— START —

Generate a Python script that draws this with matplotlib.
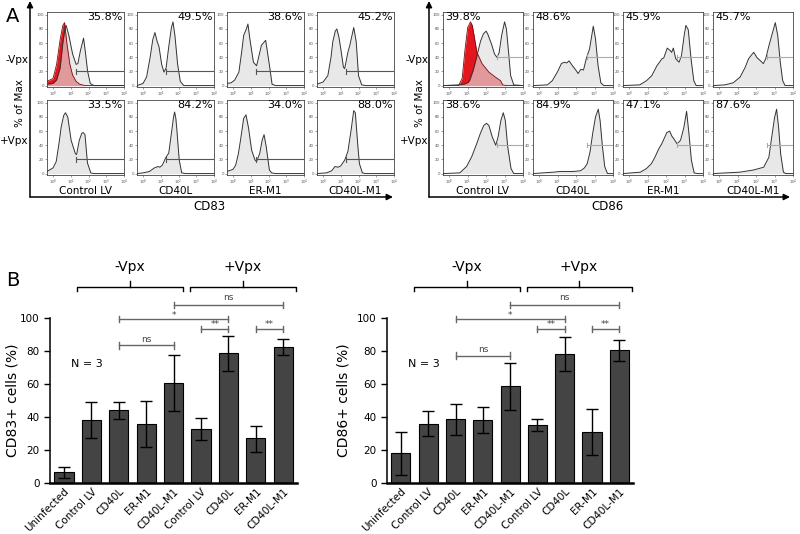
import numpy as np
import matplotlib
matplotlib.use('Agg')
import matplotlib.pyplot as plt

# ---- panel A : flow histograms (log10 fluorescence, % of max) ----
# CD83, top row -Vpx, bottom row +Vpx
h83_red = [(-0.34, 6), (0, 10), (0.2, 30), (0.4, 65), (0.55, 85), (0.65, 89), (0.78, 60), (0.95, 30),
           (1.1, 15), (1.3, 6), (1.5, 2), (1.8, 0), (4, 0)]
h83_ctrl_minus = [(-0.34, 2), (0, 3), (0.2, 8), (0.4, 25), (0.55, 60), (0.68, 82), (0.74, 85), (0.9, 70),
                  (1.1, 45), (1.3, 30), (1.4, 31), (1.55, 50), (1.72, 67), (1.82, 48), (1.95, 20), (2.1, 3),
                  (2.3, 0), (4, 0)]
h83_cd40l_minus = [(-0.34, 0), (0, 3), (0.2, 12), (0.4, 40), (0.55, 65), (0.67, 75), (0.8, 62), (0.9, 55),
                   (1.05, 30), (1.18, 19), (1.3, 25), (1.45, 55), (1.6, 82), (1.69, 90), (1.8, 70), (1.95, 30),
                   (2.1, 6), (2.3, 0), (4, 0)]
h83_er_minus = [(-0.34, 3), (-0.1, 4), (0.1, 8), (0.33, 19), (0.5, 50), (0.6, 71), (0.75, 80), (0.84, 87),
                (0.96, 64), (1.15, 33), (1.33, 28), (1.6, 57), (1.84, 64), (2.05, 29), (2.2, 2), (2.4, 0), (4, 0)]
h83_m1_minus = [(-0.34, 2), (0, 5), (0.27, 14), (0.45, 40), (0.55, 62), (0.69, 77), (0.78, 80), (0.9, 68),
                (1.0, 52), (1.15, 26), (1.22, 24), (1.4, 47), (1.51, 57), (1.73, 82), (1.87, 62), (2.0, 14),
                (2.18, 1), (2.4, 0), (4, 0)]
h83_ctrl_plus = [(-0.34, 3), (0, 8), (0.18, 17), (0.35, 45), (0.46, 66), (0.6, 82), (0.7, 86), (0.83, 80),
                 (1.02, 47), (1.26, 28), (1.33, 27), (1.48, 47), (1.62, 57), (1.7, 58), (1.8, 55), (1.94, 15),
                 (2.13, 1), (2.3, 0), (4, 0)]
h83_cd40l_plus = [(-0.34, 0), (0, 1), (0.36, 3), (0.64, 8), (0.85, 10), (0.95, 9), (1.09, 12), (1.27, 22),
                  (1.45, 29), (1.6, 57), (1.72, 80), (1.78, 87), (1.85, 78), (1.91, 61), (2.04, 19), (2.18, 1),
                  (2.4, 0), (4, 0)]
h83_er_plus = [(-0.34, 3), (0, 6), (0.15, 12), (0.3, 28), (0.42, 47), (0.6, 78), (0.73, 83), (0.87, 65),
               (1.05, 33), (1.24, 19), (1.33, 17), (1.5, 28), (1.65, 48), (1.75, 55), (1.87, 38), (2.05, 5),
               (2.18, 1), (2.4, 0), (4, 0)]
h83_m1_plus = [(-0.34, 0), (0.2, 1), (0.49, 4), (0.67, 10), (0.85, 9), (1.0, 11), (1.22, 19), (1.4, 31),
               (1.58, 61), (1.73, 89), (1.82, 86), (1.95, 43), (2.05, 14), (2.22, 1), (2.4, 0), (4, 0)]

# CD86
h86_red = [(-0.34, 0), (0.5, 0), (0.7, 10), (0.85, 50), (1.0, 82), (1.15, 90), (1.25, 85), (1.35, 70),
           (1.5, 47), (1.78, 31), (2.15, 19), (2.5, 12), (2.78, 7), (2.9, 1), (3.1, 0), (4, 0)]
h86_ctrl_minus = [(-0.34, 0), (0.5, 1), (0.8, 2), (1.0, 4), (1.1, 7), (1.3, 22), (1.5, 42), (1.7, 63),
                  (1.85, 73), (2.0, 77), (2.1, 72), (2.3, 58), (2.45, 45), (2.58, 40), (2.7, 46), (2.85, 72),
                  (3.0, 90), (3.1, 80), (3.2, 52), (3.33, 14), (3.5, 1), (4, 0)]
h86_cd40l_minus = [(-0.34, 0), (0.44, 1), (0.71, 7), (0.98, 19), (1.2, 31), (1.35, 33), (1.49, 32),
                   (1.62, 35), (1.8, 28), (1.98, 22), (2.11, 17), (2.25, 23), (2.4, 22), (2.55, 38), (2.73, 52),
                   (2.93, 84), (3.05, 66), (3.19, 28), (3.34, 4), (3.5, 0), (4, 0)]
h86_er_minus = [(-0.34, 0), (0.57, 1), (0.94, 7), (1.22, 14), (1.5, 28), (1.78, 38), (1.87, 39), (2.06, 53),
                (2.2, 50), (2.3, 47), (2.39, 53), (2.52, 38), (2.7, 33), (2.83, 42), (2.98, 71), (3.07, 85),
                (3.2, 79), (3.35, 38), (3.5, 7), (3.63, 0), (4, 0)]
h86_m1_minus = [(-0.34, 0), (0.3, 1), (0.76, 4), (1.13, 12), (1.41, 26), (1.59, 38), (1.74, 43), (1.87, 47),
                (2.06, 39), (2.24, 35), (2.39, 31), (2.52, 38), (2.7, 57), (2.89, 75), (3.04, 89), (3.17, 71),
                (3.31, 33), (3.44, 7), (3.57, 0), (4, 0)]
h86_ctrl_plus = [(-0.34, 0), (0.57, 1), (0.94, 10), (1.22, 24), (1.5, 43), (1.69, 57), (1.87, 68), (2.02, 71),
                 (2.15, 68), (2.33, 52), (2.52, 40), (2.65, 52), (2.8, 75), (2.93, 86), (3.04, 75), (3.17, 38),
                 (3.35, 7), (3.5, 0), (4, 0)]
h86_cd40l_plus = [(-0.34, 0), (0.76, 2), (1.13, 3), (1.5, 3), (1.87, 3), (2.24, 4), (2.45, 8), (2.6, 14),
                  (2.75, 30), (2.9, 57), (3.05, 80), (3.2, 91), (3.3, 75), (3.42, 40), (3.55, 10), (3.7, 0), (4, 0)]
h86_er_plus = [(-0.34, 0), (0.6, 2), (0.93, 7), (1.2, 14), (1.39, 23), (1.6, 35), (1.76, 42), (1.9, 50),
               (2.04, 58), (2.19, 60), (2.31, 53), (2.45, 48), (2.59, 42), (2.78, 47), (2.96, 65), (3.11, 88),
               (3.24, 56), (3.37, 19), (3.52, 1), (3.7, 0), (4, 0)]
h86_m1_plus = [(-0.34, 0), (0.37, 1), (1.11, 2), (1.85, 5), (2.41, 9), (2.69, 23), (2.87, 56), (3.0, 79),
               (3.11, 91), (3.22, 65), (3.33, 28), (3.48, 2), (3.61, 0), (4, 0)]

samples = ["Control LV", "CD40L", "ER-M1", "CD40L-M1"]
pct83 = ["35.8%", "49.5%", "38.6%", "45.2%", "33.5%", "84.2%", "34.0%", "88.0%"]
pct86 = ["39.8%", "48.6%", "45.9%", "45.7%", "38.6%", "84.9%", "47.1%", "87.6%"]
gate83 = (1.3, 20)
gate86 = (2.6, 40)

# ---- panel B : bar charts ----
groups = ["Uninfected", "Control LV", "CD40L", "ER-M1", "CD40L-M1",
          "Control LV", "CD40L", "ER-M1", "CD40L-M1"]
cd83_mean = [6.5, 38, 44, 36, 60.6, 33, 78.6, 27, 82.2]
cd83_lo = [2.8, 27, 39, 22, 43.6, 26, 68, 18.8, 77.4]
cd83_hi = [10, 49, 49, 50, 77.4, 39.6, 89, 34.7, 87]
cd86_mean = [18.2, 36, 38.8, 38.4, 58.6, 35.2, 78.4, 30.9, 80.4]
cd86_lo = [5, 28.3, 29, 30.3, 44, 31.5, 67.9, 17, 74]
cd86_hi = [31, 43.6, 47.9, 46, 72.7, 38.8, 88.3, 44.8, 86.5]


fig = plt.figure(figsize=(8, 5.34), dpi=100)


def px(x, y, w, h):
    return [x / 800, 1 - (y + h) / 534, w / 800, h / 534]


def hist_panel(ax, curve, red=None, pct="", pct_left=False, gate=(1, 20), gate_col="#555"):
    c = np.array(curve, dtype=float)
    x = 10 ** c[:, 0]
    if red is not None:
        r = np.array(red, dtype=float)
        ax.fill_between(10 ** r[:, 0], r[:, 1], color="#e3161d", lw=0, zorder=1)
        ax.plot(10 ** r[:, 0], r[:, 1], color="#7a0a0d", lw=0.6, zorder=3)
        ax.fill_between(x, c[:, 1], color=(0.88, 0.88, 0.88), alpha=0.65, lw=0, zorder=2)
    else:
        ax.fill_between(x, c[:, 1], color="#e8e8e8", lw=0, zorder=2)
    ax.plot(x, c[:, 1], color="#333333", lw=0.7, zorder=4)
    g0, lvl = gate
    ax.plot([10 ** g0, 10 ** 4], [lvl, lvl], color=gate_col, lw=0.8, zorder=5)
    ax.plot([10 ** g0, 10 ** g0], [lvl - 3, lvl + 3], color=gate_col, lw=0.8, zorder=5)
    ax.set_xscale("log")
    ax.set_xlim(10 ** -0.34, 10 ** 4)
    ax.set_ylim(-2, 104)
    ax.set_xticks([1, 10, 100, 1000, 10000])
    ax.set_xticklabels([r"$10^0$", r"$10^1$", r"$10^2$", r"$10^3$", r"$10^4$"])
    ax.minorticks_off()
    ax.set_yticks([0, 20, 40, 60, 80, 100])
    ax.tick_params(labelsize=2.8, length=1.5, width=0.4, pad=0.6, colors="#555")
    for s in ax.spines.values():
        s.set_linewidth(0.6)
        s.set_color("#444")
    if pct_left:
        ax.text(0.03, 0.995, pct, transform=ax.transAxes, ha="left", va="top", fontsize=8)
    else:
        ax.text(0.985, 0.995, pct, transform=ax.transAxes, ha="right", va="top", fontsize=8)


curves83 = [h83_ctrl_minus, h83_cd40l_minus, h83_er_minus, h83_m1_minus,
            h83_ctrl_plus, h83_cd40l_plus, h83_er_plus, h83_m1_plus]
curves86 = [h86_ctrl_minus, h86_cd40l_minus, h86_er_minus, h86_m1_minus,
            h86_ctrl_plus, h86_cd40l_plus, h86_er_plus, h86_m1_plus]

left_x = [47, 137, 227, 317]
right_x = [443, 533, 623, 713]
row_y = [12, 100]

for i in range(8):
    row, col = divmod(i, 4)
    ax = fig.add_axes(px(left_x[col], row_y[row], 77, 75))
    hist_panel(ax, curves83[i], red=h83_red if i == 0 else None, pct=pct83[i],
               gate=gate83, gate_col="#555555")
    ax = fig.add_axes(px(right_x[col], row_y[row], 80, 75))
    hist_panel(ax, curves86[i], red=h86_red if i == 0 else None, pct=pct86[i], pct_left=True,
               gate=gate86, gate_col="#aaaaaa")

# overlay for arrows and free labels, in pixel units
ov = fig.add_axes([0, 0, 1, 1], zorder=10)
ov.set_xlim(0, 800)
ov.set_ylim(534, 0)
ov.axis("off")
arr = dict(arrowstyle="-|>", color="k", lw=1.1, mutation_scale=9, shrinkA=0, shrinkB=0)
for x0, x1, xl, title in [(30, 393, 0, "CD83"), (429, 790, 400, "CD86")]:
    ov.annotate("", xy=(x0, 1), xytext=(x0, 197), arrowprops=arr)
    ov.annotate("", xy=(x1, 197), xytext=(x0, 197), arrowprops=arr)
    ov.text((x0 + x1) / 2 - 2, 207, title, ha="center", va="center", fontsize=8.5)
    ov.text(xl + 28, 60, "-Vpx", ha="right", va="center", fontsize=7.5)
    ov.text(xl + 28, 141, "+Vpx", ha="right", va="center", fontsize=7.5)
    ov.text(xl + 20, 103, "% of Max", ha="center", va="center", rotation=90, fontsize=7.5)
cols_x = [left_x, right_x]
for k, xs in enumerate(cols_x):
    w = 77 if k == 0 else 80
    for j, name in enumerate(samples):
        ov.text(xs[j] + w / 2, 191.5, name, ha="center", va="center", fontsize=7.5)
ov.text(13, 16, "A", ha="center", va="center", fontsize=14)
ov.text(13, 281, "B", ha="center", va="center", fontsize=14)


def brace(ax, x0, x1, label):
    mid = (x0 + x1) / 2
    ax.plot([x0, x0, x1, x1], [116.5, 119, 119, 116.5], color="k", lw=1, clip_on=False)
    ax.plot([mid, mid], [119, 122.5], color="k", lw=1, clip_on=False)
    ax.text(mid, 131, label, ha="center", va="center", fontsize=10)


def sig(ax, x0, x1, y, label, dy):
    ax.plot([x0, x1], [y, y], color="#666666", lw=1, clip_on=False)
    for xx in (x0, x1):
        ax.plot([xx, xx], [y - 2, y + 2], color="#666666", lw=1, clip_on=False)
    ax.text((x0 + x1) / 2, y + dy, label, ha="center", va="center", fontsize=6.5, color="#444444")


def bar_panel(ax, mean, lo, hi, ylabel, ns_low, label_x):
    xs = np.arange(len(mean))
    m = np.array(mean)
    err = [m - np.array(lo), np.array(hi) - m]
    ax.bar(xs, m, width=0.7, color="#444444", edgecolor="k", linewidth=0.8)
    ax.errorbar(xs, m, yerr=err, fmt="none", ecolor="k", elinewidth=1, capsize=4.5, capthick=1)
    ax.set_xlim(-0.51, 8.5)
    ax.set_ylim(0, 100)
    ax.set_yticks([0, 20, 40, 60, 80, 100])
    ax.set_xticks(xs)
    ax.set_xticklabels(groups, rotation=45, ha="right", rotation_mode="anchor", fontsize=7.5)
    ax.tick_params(axis="x", length=0, pad=2.5)
    ax.tick_params(axis="y", labelsize=7.5, length=4, width=1)
    ax.spines["top"].set_visible(False)
    ax.spines["right"].set_visible(False)
    ax.spines["left"].set_linewidth(1.1)
    ax.spines["bottom"].set_linewidth(1.8)
    ax.set_ylabel(ylabel, fontsize=10)
    ax.yaxis.set_label_coords(label_x, 0.5)
    ax.text(0.25, 72, "N = 3", ha="left", va="center", fontsize=8)
    brace(ax, 0.48, 4.35, "-Vpx")
    brace(ax, 4.6, 8.45, "+Vpx")
    sig(ax, 4, 8, 108, "ns", 4.6)
    sig(ax, 2, 6, 99.4, "*", 2.4)
    sig(ax, 5, 6, 93.3, "**", 2.6)
    sig(ax, 7, 8, 93.3, "**", 2.6)
    sig(ax, 2, 4, ns_low, "ns", 3.8)


axb1 = fig.add_axes(px(50, 318, 247, 165))
bar_panel(axb1, cd83_mean, cd83_lo, cd83_hi, "CD83+ cells (%)", 83.4, -0.125)
axb2 = fig.add_axes(px(387, 318, 246, 165))
bar_panel(axb2, cd86_mean, cd86_lo, cd86_hi, "CD86+ cells (%)", 77.2, -0.15)

fig.savefig("out.png", dpi=100)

— END —

### Job
Pick out and copy every line that contains the word "matplotlib".

### Final answer
Generate a Python script that draws this with matplotlib.
import matplotlib
matplotlib.use('Agg')
import matplotlib.pyplot as plt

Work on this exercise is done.